Write out the listing below in full and exactly, leaving out every picture.

__Source data__.
%%
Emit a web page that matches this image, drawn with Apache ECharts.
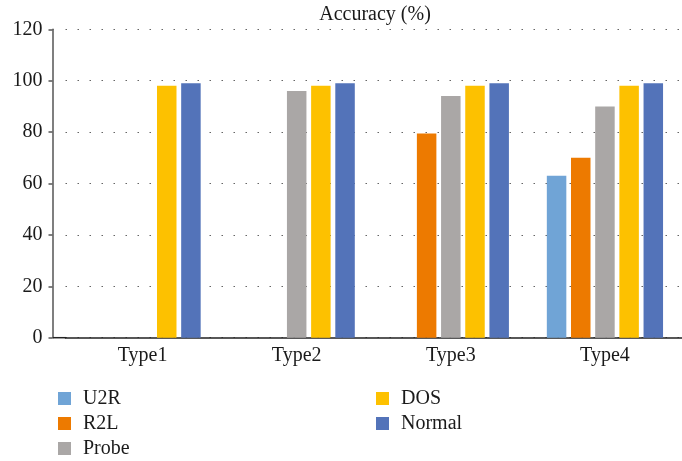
<!DOCTYPE html>
<html><head><meta charset="utf-8">
<script src="https://cdn.jsdelivr.net/npm/echarts@6/dist/echarts.min.js"></script>
<style>html,body{margin:0;padding:0;background:#fff}#c{width:682px;height:461px}</style>
</head><body><div id="c"></div>
<script>
const categories = ['Type1','Type2','Type3','Type4'];
const seriesNames = ['U2R','R2L','Probe','DOS','Normal'];
const u2r    = [0, 0, 0, 63];
const r2l    = [0, 0, 79.5, 70];
const probe  = [0, 96, 94, 90];
const dos    = [98, 98, 98, 98];
const normal = [99, 99, 99, 99];
const yTicks = [0, 20, 40, 60, 80, 100, 120];
const colors = ['#70A4D6','#ED7A00','#AAA7A6','#FDC100','#5373B9'];
const values = [u2r, r2l, probe, dos, normal];
const font = '"Liberation Serif", "DejaVu Serif", serif';

const legendText = { fontFamily: font, fontSize: 20, color: '#1a1a1a', padding: [0,0,0,7] };
const chart = echarts.init(document.getElementById('c'));
chart.setOption({
  animation: false,
  title: { text: 'Accuracy (%)', left: 370, textAlign: 'center', top: 0,
    textStyle: { fontFamily: font, fontSize: 20, fontWeight: 'normal', color: '#1a1a1a' } },
  grid: { left: 65.5, top: 29.3, width: 620, height: 308.4 },
  legend: [
    { data: seriesNames.slice(0,3), orient: 'vertical', left: 53, top: 383.5, height: 90,
      itemWidth: 13, itemHeight: 13, itemGap: 5, icon: 'rect', textStyle: legendText },
    { data: seriesNames.slice(3), orient: 'vertical', left: 371, top: 383.5, height: 90,
      itemWidth: 13, itemHeight: 13, itemGap: 5, icon: 'rect', textStyle: legendText }
  ],
  xAxis: { type: 'category', data: categories,
    axisLine: { lineStyle: { color: '#222', width: 1.5 } },
    axisTick: { show: false },
    axisLabel: { fontFamily: font, fontSize: 20, color: '#1a1a1a', margin: 8 } },
  yAxis: { type: 'value', min: yTicks[0], max: yTicks[yTicks.length-1], interval: 20, offset: 13,
    axisLine: { show: true, lineStyle: { color: '#555', width: 1.5 } },
    axisTick: { show: true, length: 4, lineStyle: { color: '#555', width: 1.5 } },
    axisLabel: { fontFamily: font, fontSize: 20, color: '#1a1a1a', margin: 10 },
    splitLine: { lineStyle: { color: '#666', width: 1.2, type: [1.5, 10.5] } } },
  graphic: [{ type: 'line', shape: { x1: 52.7, y1: 337.7, x2: 66, y2: 337.7 },
    style: { stroke: '#222', lineWidth: 1.5 }, z: 10 }],
  series: seriesNames.map((n, i) => ({
    name: n, type: 'bar', data: values[i],
    itemStyle: { color: colors[i] },
    barWidth: 19.5, barGap: '24%', barCategoryGap: '25%'
  }))
});
</script></body></html>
%%
__Exercise result__.
Emit a web page that matches this image, drawn with Apache ECharts.
<!DOCTYPE html>
<html><head><meta charset="utf-8">
<script src="https://cdn.jsdelivr.net/npm/echarts@6/dist/echarts.min.js"></script>
<style>html,body{margin:0;padding:0;background:#fff}#c{width:682px;height:461px}</style>
</head><body><div id="c"></div>
<script>
const categories = ['Type1','Type2','Type3','Type4'];
const seriesNames = ['U2R','R2L','Probe','DOS','Normal'];
const u2r    = [0, 0, 0, 63];
const r2l    = [0, 0, 79.5, 70];
const probe  = [0, 96, 94, 90];
const dos    = [98, 98, 98, 98];
const normal = [99, 99, 99, 99];
const yTicks = [0, 20, 40, 60, 80, 100, 120];
const colors = ['#70A4D6','#ED7A00','#AAA7A6','#FDC100','#5373B9'];
const values = [u2r, r2l, probe, dos, normal];
const font = '"Liberation Serif", "DejaVu Serif", serif';

const legendText = { fontFamily: font, fontSize: 20, color: '#1a1a1a', padding: [0,0,0,7] };
const chart = echarts.init(document.getElementById('c'));
chart.setOption({
  animation: false,
  title: { text: 'Accuracy (%)', left: 370, textAlign: 'center', top: 0,
    textStyle: { fontFamily: font, fontSize: 20, fontWeight: 'normal', color: '#1a1a1a' } },
  grid: { left: 65.5, top: 29.3, width: 620, height: 308.4 },
  legend: [
    { data: seriesNames.slice(0,3), orient: 'vertical', left: 53, top: 383.5, height: 90,
      itemWidth: 13, itemHeight: 13, itemGap: 5, icon: 'rect', textStyle: legendText },
    { data: seriesNames.slice(3), orient: 'vertical', left: 371, top: 383.5, height: 90,
      itemWidth: 13, itemHeight: 13, itemGap: 5, icon: 'rect', textStyle: legendText }
  ],
  xAxis: { type: 'category', data: categories,
    axisLine: { lineStyle: { color: '#222', width: 1.5 } },
    axisTick: { show: false },
    axisLabel: { fontFamily: font, fontSize: 20, color: '#1a1a1a', margin: 8 } },
  yAxis: { type: 'value', min: yTicks[0], max: yTicks[yTicks.length-1], interval: 20, offset: 13,
    axisLine: { show: true, lineStyle: { color: '#555', width: 1.5 } },
    axisTick: { show: true, length: 4, lineStyle: { color: '#555', width: 1.5 } },
    axisLabel: { fontFamily: font, fontSize: 20, color: '#1a1a1a', margin: 10 },
    splitLine: { lineStyle: { color: '#666', width: 1.2, type: [1.5, 10.5] } } },
  graphic: [{ type: 'line', shape: { x1: 52.7, y1: 337.7, x2: 66, y2: 337.7 },
    style: { stroke: '#222', lineWidth: 1.5 }, z: 10 }],
  series: seriesNames.map((n, i) => ({
    name: n, type: 'bar', data: values[i],
    itemStyle: { color: colors[i] },
    barWidth: 19.5, barGap: '24%', barCategoryGap: '25%'
  }))
});
</script></body></html>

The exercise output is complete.